In the near-infrared, the planets appear strikingly similar, all “red” meaning that they are brighter at 2 microns than they are at 1 micron. In the mid-infrared wavelengths we observed at with JWST, the four planets are strikingly distinct from one another, each a slightly different hue ranging from dark blue (b) to light off-white (d) to ruddy orange (e). This is because of subtle differences in the chemistry and clouds in the upper atmosphere of each planet, perhaps owing to their different orbital distances from their host star. This was a super exciting result, and one that I was glad we could emphasize in our “public” facing image of the system.

reddit conversation underneath a repost of our HR 8799 JWST image

So, what do these exoplanets ‘look like’? I’m not sure. They don’t look like anything when they first come down in raw images from the telescope; they’re swamped by the bright light of their host star, which has been partially blocked by a coronagraph.

ibid.

If you mean, “What would they look like if we could travel to them?” We likely won’t have a proper answer for a very long time.

If you mean, “What do they look like before they were deconvolved?” They look like strange flower petals thanks to JWST’s mirror and its coronagraphs.

ibid.

If you mean, “Are they really blue and white?” No, but we’ve assigned infrared light visible colors, so we can show you these images, and we’ve done our best to make that color assignment indicate something scientific (planet b is relatively brighter at 4.1 microns than 4.6 microns, whereas planet c is similarly bright across all the filters – these scientific facts help us learn about how different these planets are compared to one another).

ibid.

Astronomers often try to strike a balance between showcasing the wonder and beauty of their observations, and maintaining the scientific veracity of their work as it is presented to the public. It doesn’t always work, and different representations might not resonate with different groups of people. Its something worth trying, and trying again, I think.

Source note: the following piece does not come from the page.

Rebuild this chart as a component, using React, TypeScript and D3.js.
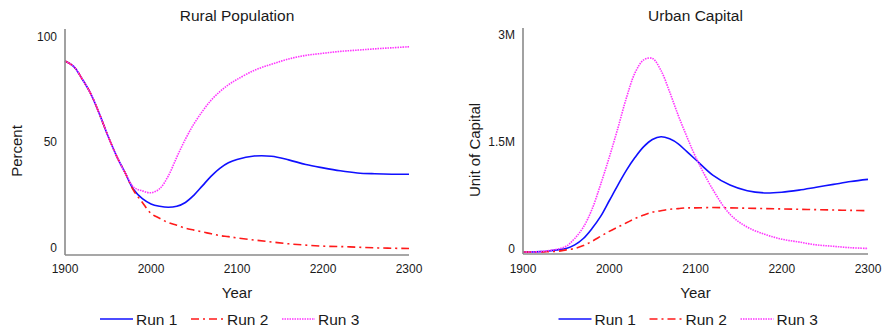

Seeing people’s response to these images that carry my name (and the names of my colleagues) can sometimes frustrate, or embarrass, or confuse me, but more often than not, it warms my spirit and reminds me why we continue to push to do this kind of cutting edge astronomy. Widening our perspective on the kinds of solar systems in our galaxy tends to widen our perspective on what is possible in our own lives, on our own world.